▶ **What is being asked**
Go through the entries below and pick out every line with "script".

--- --- ---

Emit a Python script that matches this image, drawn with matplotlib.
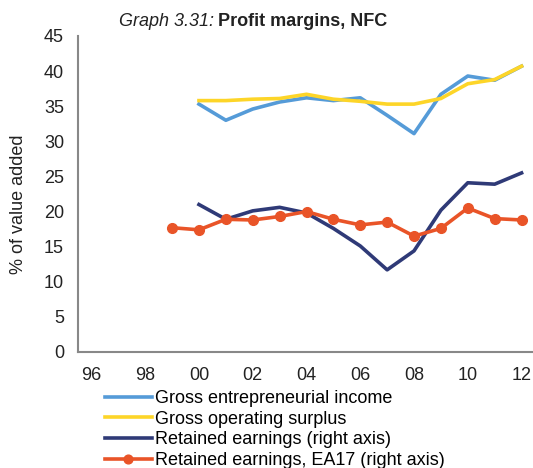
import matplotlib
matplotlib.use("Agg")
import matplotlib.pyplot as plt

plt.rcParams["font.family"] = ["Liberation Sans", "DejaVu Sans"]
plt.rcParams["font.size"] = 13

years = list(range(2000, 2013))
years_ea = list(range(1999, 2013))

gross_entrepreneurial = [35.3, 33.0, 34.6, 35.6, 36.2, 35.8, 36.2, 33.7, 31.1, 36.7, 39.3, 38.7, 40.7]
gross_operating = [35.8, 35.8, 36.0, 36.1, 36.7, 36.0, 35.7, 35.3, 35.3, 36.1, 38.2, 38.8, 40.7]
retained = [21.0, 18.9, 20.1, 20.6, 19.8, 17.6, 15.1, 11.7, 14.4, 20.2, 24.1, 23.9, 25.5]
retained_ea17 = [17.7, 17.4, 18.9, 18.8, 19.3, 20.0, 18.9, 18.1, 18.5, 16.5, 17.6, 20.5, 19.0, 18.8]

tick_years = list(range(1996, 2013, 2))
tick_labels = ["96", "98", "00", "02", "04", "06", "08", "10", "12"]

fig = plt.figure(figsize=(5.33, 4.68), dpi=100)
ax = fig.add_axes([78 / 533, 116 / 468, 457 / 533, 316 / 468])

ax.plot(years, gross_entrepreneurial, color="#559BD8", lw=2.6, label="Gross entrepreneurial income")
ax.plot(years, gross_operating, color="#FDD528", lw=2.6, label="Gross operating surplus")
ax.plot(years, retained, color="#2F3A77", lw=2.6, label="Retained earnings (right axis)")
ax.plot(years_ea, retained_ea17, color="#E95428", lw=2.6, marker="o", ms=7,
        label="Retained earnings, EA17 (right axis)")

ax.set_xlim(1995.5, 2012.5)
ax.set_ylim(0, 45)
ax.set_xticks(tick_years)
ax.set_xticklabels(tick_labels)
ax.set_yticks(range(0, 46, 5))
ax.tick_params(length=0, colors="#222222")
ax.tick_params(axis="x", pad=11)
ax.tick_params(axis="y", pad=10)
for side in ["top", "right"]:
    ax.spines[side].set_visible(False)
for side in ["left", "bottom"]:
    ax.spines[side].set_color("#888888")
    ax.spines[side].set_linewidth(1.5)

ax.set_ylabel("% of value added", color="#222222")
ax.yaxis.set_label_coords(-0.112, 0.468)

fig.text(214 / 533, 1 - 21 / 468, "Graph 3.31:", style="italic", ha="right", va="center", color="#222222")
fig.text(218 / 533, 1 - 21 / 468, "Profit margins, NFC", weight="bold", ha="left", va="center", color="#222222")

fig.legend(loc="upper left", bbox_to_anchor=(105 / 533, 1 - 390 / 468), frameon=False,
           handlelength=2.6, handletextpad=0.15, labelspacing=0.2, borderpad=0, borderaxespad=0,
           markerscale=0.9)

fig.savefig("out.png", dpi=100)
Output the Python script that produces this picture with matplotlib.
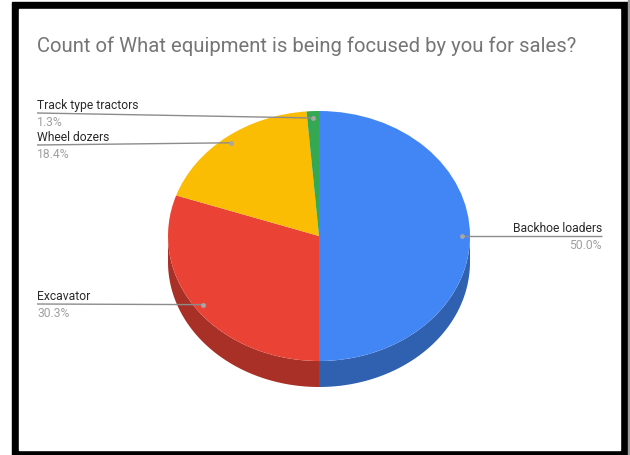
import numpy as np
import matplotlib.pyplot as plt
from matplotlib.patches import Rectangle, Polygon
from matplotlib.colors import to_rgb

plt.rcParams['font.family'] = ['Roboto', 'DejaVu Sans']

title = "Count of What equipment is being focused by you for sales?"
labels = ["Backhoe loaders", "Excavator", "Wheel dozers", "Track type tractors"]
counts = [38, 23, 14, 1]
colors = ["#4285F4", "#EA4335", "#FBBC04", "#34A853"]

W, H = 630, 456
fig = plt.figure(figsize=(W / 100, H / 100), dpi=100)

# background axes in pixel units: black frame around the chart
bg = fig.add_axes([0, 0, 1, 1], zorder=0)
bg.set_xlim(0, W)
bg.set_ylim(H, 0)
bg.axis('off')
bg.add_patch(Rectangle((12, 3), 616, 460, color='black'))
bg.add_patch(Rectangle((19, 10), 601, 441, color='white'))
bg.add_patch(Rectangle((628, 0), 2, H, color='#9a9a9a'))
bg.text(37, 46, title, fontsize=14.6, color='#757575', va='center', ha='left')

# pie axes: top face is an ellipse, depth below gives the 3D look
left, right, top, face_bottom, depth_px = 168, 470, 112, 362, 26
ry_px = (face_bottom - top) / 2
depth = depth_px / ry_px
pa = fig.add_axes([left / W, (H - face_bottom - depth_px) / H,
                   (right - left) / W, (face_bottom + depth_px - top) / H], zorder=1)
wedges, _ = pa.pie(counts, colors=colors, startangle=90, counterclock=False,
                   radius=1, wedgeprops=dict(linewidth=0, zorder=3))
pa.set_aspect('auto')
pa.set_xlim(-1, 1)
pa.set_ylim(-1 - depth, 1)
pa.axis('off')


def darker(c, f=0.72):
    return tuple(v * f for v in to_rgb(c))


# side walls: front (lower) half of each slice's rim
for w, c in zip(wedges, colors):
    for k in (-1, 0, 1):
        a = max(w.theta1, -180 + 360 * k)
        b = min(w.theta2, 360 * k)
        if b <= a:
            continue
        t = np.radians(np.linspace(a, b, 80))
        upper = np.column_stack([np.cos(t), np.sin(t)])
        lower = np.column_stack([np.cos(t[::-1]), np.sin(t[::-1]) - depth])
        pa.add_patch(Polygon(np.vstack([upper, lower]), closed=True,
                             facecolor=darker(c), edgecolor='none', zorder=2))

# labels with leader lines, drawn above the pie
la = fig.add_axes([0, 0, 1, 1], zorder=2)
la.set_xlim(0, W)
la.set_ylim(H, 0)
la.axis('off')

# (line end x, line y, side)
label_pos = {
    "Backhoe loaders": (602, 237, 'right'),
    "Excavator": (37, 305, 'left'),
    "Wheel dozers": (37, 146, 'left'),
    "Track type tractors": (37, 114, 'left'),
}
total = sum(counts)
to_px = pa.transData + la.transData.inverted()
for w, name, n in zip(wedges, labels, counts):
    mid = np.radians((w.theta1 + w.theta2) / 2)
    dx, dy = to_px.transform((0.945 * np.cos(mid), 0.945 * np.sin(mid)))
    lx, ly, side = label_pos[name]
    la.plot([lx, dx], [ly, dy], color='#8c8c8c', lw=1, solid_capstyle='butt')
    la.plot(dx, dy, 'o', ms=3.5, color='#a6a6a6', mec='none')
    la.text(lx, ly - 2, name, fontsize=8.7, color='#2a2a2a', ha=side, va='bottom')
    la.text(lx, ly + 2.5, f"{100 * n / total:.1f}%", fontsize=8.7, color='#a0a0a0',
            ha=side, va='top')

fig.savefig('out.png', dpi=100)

--- --- ---

▶ **Correct result**
Emit a Python script that matches this image, drawn with matplotlib.
Output the Python script that produces this picture with matplotlib.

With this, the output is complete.